Furthermore, the inevitable discovery doctrine legitimized the warrantless seizure of the drugs. See generally State v. Sugar (Sugar II), 100 N.J. 214, 238-40 (1985). Since a search warrant was subsequently issued, the CDS found in the bedroom would have been discovered independently of the unauthorized entry into the back bedroom.

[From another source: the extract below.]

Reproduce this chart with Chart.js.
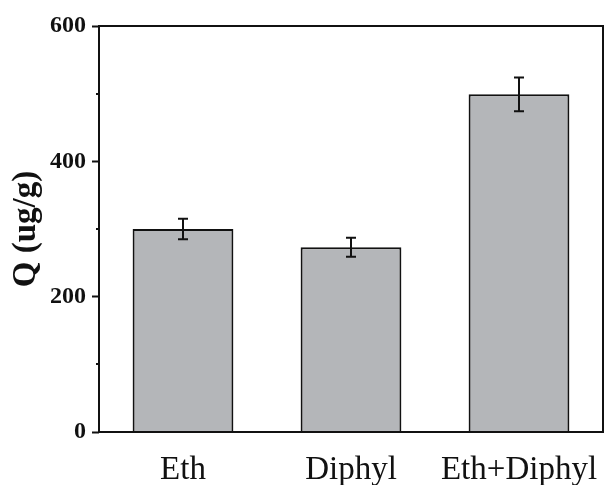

The need to call in Animal Control wardens to remove the dog from the premises constituted exigent circumstances which themselves were independent grounds for entry into the bedroom. It is undisputed that, so long as the officers' presence was legitimized by exigent circumstances, the plain view observations of the drugs made their seizure and ultimate admission into evidence proper. See State v. Josey, 290 N.J. Super. 17, 24 (App. Div. 1996). Defendant, who had just been arrested, was the only responsible adult connected with the premises. Although McDuffie said this was his daughter's apartment, it was unknown if she would return there to assume responsibility for the animal given her children were in her father's care and defendant in custody. McDuffie, the only other person known to the officers who could be charged with the responsibility, refused to take the dog because he was afraid of him, having been bitten by him in the past. Hence, removal of the seemingly vicious dog was an exigency making entry into the bedroom lawful.

Affirmed.

1 Shannon testified that because dog wardens are unarmed, it is standard protocol for them to be accompanied by an armed officer when they are removing an apparently dangerous animal, because other measures may be necessary if the animal cannot be restrained.